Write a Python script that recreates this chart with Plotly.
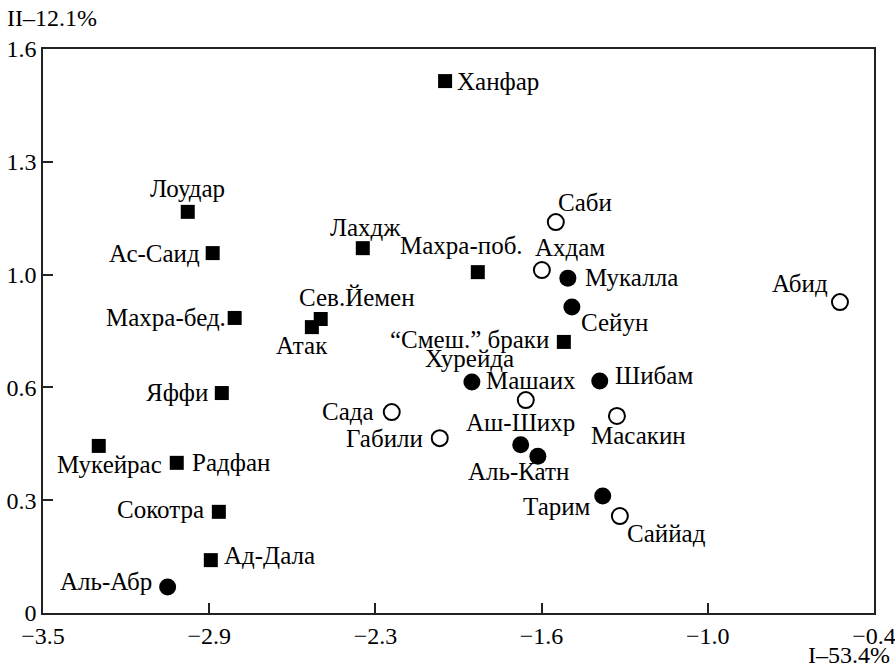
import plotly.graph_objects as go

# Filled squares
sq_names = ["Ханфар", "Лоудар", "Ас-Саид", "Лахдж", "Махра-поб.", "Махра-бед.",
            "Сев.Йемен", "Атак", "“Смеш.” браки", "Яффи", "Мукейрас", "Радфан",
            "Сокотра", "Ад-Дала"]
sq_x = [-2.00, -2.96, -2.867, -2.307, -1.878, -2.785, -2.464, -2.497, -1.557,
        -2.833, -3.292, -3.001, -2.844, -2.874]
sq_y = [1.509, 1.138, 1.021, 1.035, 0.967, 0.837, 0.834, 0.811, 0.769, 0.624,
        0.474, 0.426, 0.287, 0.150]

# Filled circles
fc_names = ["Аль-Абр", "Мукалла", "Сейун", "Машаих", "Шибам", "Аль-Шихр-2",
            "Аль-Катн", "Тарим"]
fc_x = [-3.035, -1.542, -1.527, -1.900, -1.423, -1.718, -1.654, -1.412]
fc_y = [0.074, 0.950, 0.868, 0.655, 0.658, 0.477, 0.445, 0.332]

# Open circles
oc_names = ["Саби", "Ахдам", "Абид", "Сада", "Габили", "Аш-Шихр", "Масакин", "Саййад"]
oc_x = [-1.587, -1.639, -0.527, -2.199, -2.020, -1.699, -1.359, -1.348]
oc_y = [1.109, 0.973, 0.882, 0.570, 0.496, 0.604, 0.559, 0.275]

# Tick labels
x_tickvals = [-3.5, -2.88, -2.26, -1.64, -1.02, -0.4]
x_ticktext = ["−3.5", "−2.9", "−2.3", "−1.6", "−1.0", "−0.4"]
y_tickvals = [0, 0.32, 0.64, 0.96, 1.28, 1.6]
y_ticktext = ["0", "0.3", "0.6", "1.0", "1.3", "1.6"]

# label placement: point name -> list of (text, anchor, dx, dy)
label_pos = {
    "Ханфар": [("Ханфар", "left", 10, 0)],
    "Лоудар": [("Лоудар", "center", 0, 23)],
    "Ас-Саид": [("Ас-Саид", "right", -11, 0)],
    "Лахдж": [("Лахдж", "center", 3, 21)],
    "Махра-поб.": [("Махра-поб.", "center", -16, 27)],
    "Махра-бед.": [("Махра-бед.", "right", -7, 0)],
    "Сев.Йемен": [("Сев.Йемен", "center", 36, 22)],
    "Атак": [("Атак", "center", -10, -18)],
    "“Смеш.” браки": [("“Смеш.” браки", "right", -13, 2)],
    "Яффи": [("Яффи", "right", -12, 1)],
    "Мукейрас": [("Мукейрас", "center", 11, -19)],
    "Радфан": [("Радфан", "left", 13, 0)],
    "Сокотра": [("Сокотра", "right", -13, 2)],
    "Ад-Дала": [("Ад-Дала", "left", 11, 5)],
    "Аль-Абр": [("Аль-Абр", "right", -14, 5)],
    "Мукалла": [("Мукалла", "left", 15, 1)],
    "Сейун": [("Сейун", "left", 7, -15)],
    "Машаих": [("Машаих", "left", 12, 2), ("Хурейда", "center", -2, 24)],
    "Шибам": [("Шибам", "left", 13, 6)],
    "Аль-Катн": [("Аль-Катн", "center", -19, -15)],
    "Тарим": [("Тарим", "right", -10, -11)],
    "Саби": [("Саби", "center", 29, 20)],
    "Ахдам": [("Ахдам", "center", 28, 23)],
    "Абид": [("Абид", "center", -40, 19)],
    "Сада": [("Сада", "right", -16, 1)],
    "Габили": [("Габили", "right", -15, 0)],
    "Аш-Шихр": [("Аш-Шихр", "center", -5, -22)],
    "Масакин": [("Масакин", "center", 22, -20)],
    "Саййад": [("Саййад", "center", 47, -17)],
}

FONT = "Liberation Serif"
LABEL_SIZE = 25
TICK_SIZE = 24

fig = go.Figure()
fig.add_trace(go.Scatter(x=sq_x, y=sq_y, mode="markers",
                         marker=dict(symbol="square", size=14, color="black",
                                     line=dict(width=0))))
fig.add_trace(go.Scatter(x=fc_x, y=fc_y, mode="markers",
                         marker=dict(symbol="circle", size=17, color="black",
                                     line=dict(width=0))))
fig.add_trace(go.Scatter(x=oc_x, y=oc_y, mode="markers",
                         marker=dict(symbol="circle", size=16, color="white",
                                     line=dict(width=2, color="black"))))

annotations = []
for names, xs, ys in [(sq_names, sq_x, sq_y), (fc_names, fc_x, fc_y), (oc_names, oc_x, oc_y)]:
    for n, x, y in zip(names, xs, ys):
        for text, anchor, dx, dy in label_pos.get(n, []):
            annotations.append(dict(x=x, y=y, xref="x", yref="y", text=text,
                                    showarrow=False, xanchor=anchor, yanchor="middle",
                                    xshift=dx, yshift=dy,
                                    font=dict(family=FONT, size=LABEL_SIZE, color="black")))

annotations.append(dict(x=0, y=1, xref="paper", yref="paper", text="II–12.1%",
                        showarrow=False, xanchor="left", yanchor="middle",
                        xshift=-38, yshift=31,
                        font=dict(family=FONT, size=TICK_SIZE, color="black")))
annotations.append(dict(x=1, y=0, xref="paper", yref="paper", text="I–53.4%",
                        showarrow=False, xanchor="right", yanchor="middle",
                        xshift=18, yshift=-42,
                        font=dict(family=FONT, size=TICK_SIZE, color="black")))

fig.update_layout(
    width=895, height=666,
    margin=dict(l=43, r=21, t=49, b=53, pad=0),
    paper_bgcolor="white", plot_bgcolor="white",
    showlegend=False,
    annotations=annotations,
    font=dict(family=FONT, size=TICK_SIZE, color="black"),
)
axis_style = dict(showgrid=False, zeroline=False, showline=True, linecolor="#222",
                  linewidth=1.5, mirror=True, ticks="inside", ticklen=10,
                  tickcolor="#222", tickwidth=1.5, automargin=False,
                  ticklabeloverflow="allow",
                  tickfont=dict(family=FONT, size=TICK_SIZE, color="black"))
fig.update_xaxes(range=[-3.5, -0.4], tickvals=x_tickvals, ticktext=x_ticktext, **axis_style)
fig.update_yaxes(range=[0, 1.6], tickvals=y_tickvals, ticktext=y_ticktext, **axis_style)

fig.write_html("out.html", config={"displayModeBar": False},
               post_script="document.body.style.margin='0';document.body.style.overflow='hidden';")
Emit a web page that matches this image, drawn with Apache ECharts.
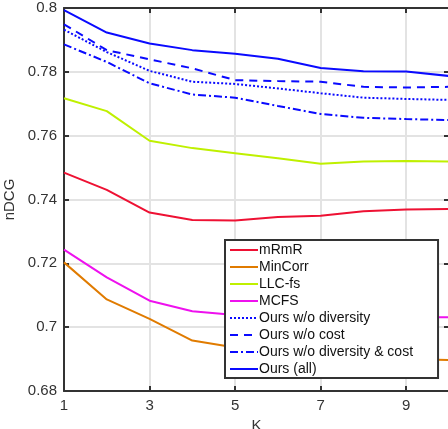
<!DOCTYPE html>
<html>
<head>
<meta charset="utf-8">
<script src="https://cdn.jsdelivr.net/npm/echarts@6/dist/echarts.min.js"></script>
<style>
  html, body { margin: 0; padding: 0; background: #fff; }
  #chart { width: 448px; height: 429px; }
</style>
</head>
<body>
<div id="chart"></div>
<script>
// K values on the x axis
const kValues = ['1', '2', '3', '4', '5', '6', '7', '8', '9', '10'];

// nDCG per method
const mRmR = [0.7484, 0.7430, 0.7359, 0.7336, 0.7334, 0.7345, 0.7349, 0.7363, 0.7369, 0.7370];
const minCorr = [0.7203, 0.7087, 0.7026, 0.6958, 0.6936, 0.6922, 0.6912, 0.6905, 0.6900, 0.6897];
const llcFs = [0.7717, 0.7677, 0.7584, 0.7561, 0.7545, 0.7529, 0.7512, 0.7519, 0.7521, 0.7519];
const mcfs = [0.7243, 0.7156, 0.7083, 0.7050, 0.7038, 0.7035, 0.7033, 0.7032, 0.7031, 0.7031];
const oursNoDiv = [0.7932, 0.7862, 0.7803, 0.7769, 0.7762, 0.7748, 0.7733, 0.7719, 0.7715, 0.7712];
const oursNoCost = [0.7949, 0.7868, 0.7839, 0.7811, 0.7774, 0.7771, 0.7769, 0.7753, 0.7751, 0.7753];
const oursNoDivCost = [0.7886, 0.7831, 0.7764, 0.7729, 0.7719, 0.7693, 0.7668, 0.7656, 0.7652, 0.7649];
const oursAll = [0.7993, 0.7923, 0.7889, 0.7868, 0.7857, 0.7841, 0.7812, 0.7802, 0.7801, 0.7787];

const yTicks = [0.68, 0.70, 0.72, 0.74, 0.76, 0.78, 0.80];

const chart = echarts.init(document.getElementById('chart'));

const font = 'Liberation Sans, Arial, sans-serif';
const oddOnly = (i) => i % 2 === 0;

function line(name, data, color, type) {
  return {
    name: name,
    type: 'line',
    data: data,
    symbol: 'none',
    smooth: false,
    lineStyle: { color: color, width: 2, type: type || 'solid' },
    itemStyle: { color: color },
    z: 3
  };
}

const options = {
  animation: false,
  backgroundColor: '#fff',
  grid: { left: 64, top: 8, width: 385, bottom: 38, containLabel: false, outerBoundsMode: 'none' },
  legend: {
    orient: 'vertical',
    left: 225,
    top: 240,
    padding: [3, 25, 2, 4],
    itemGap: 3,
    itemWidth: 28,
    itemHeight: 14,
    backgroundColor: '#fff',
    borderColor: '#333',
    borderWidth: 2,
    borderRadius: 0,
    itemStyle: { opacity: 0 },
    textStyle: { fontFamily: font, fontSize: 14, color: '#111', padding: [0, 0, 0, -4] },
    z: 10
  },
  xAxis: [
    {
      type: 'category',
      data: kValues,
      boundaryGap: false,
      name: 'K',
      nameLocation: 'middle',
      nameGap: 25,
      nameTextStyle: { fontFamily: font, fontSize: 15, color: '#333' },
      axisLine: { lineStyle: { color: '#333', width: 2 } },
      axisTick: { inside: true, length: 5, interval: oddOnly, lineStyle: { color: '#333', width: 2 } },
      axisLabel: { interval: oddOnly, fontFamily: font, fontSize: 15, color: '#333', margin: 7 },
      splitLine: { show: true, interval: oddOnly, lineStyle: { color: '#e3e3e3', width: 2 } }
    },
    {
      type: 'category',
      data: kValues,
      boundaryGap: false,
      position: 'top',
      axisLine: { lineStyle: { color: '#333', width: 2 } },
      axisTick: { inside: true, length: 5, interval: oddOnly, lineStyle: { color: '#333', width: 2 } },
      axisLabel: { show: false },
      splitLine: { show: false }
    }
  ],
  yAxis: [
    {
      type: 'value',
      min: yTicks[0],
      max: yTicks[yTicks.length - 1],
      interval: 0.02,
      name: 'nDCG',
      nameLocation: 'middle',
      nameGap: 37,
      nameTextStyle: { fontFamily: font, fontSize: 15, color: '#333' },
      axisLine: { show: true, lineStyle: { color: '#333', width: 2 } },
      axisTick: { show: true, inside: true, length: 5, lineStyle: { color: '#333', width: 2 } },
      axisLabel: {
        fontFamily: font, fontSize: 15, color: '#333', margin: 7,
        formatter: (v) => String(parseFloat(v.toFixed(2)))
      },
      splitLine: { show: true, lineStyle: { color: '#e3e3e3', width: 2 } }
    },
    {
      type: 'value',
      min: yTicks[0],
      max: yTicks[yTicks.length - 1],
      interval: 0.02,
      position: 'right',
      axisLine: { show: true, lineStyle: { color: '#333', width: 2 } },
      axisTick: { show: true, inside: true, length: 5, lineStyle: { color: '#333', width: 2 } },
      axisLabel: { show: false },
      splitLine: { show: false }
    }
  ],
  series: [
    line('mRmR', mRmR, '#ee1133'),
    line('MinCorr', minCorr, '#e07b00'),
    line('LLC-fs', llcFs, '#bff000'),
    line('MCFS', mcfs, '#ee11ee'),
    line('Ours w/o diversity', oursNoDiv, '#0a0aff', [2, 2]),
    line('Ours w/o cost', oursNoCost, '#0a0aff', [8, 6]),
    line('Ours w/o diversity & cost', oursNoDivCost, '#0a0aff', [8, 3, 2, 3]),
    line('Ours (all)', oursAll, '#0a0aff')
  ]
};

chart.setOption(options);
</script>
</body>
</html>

Problem description: Copy out every line of the listing that includes the string "this".

Solution:
Write a Python script that recreates this chart with Plotly.
Emit a web page that matches this image, drawn with Apache ECharts.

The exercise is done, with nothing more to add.